Are there any logical axioms containing both L and F? These would be analogous to modal axioms containing necessity and possibility. There ought to be such axioms because of an incompatibility between love and fear: we don’t love what we fear or fear what we love (in the normal course of things). We want to be close to the loved object but not the feared object. Thus, we have the axioms: if Lp, then not Fp; and if Fp, then not Lp.  Can we fear to love something? If so, we could add the axiom: if FLp, then Fp—if we fear to love something, then we fear that thing. Is that a logical truth? Why would we fear to love something unless we already feared it (heroin, say)? I won’t try to adjudicate the issue, merely remarking that it resembles similar questions about iterations of other operators (if it’s possible that p is necessary, is p thereby necessary?).

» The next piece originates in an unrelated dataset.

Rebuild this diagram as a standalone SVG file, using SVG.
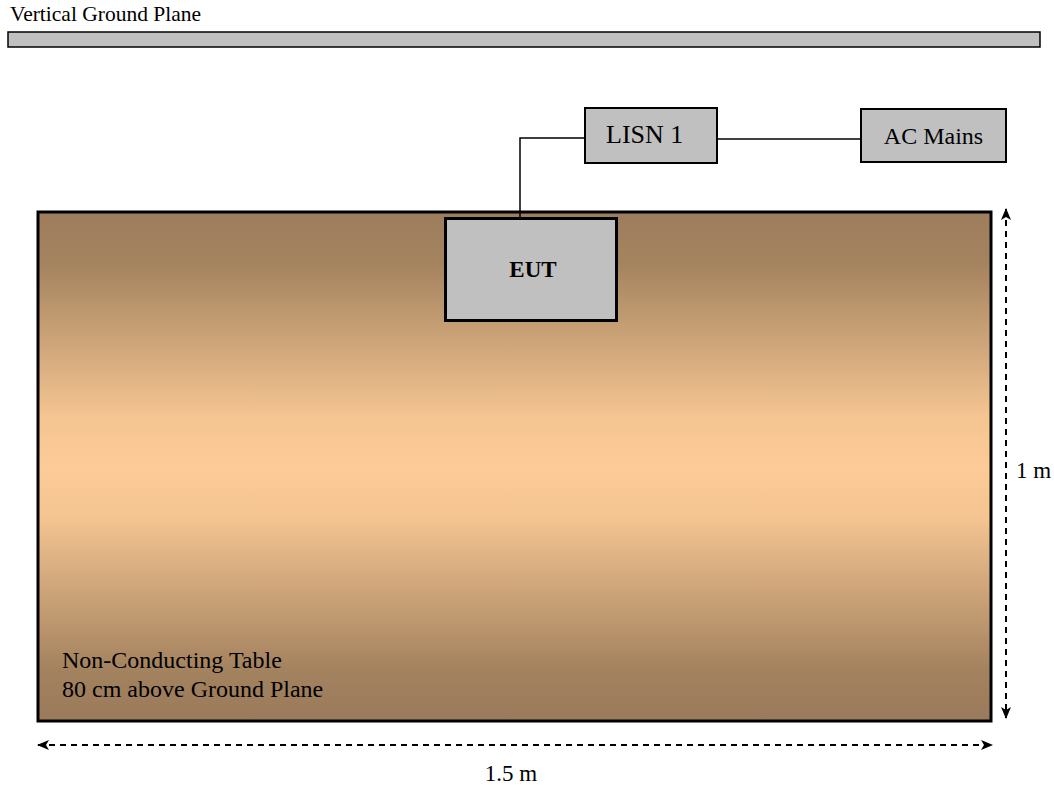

In any case, we do have some plausible-sounding necessary truths in the axioms mentioned above, since love and fear are natural opposites. We approach what we love and we avoid what we fear, as the psychologists say; and these two kinds of behavior are not compatible. So, the logic of emotion might have some interesting complexity aside from the truisms already cited in the previous section. There is enough logical structure in the concepts to permit a logical treatment of emotions. As I noted, this is not terribly surprising in the light of the standard examples of non-classical logics; it isn’t hard to get a logic off the ground, since concepts tend to cluster in logically connected groups and iteration is a common feature of language (“not”, “know”, “necessary”, etc.). If you can love to love and fear to fear, then you have the foundations for a logic of these emotions. Emotions are naturally logical in their possible combinations: some imply others and some imply the absence of others.[1]

[1] Emotions are rather like colors in this regard: colors too exhibit logical relations of implication and exclusion. This logic cannot be reduced to a classical logic of truth functions (as Wittgenstein discovered). I can imagine the same hostility to emotional logic as greeted modal logic in its early days. I look forward to a formal semantics of emotional logic.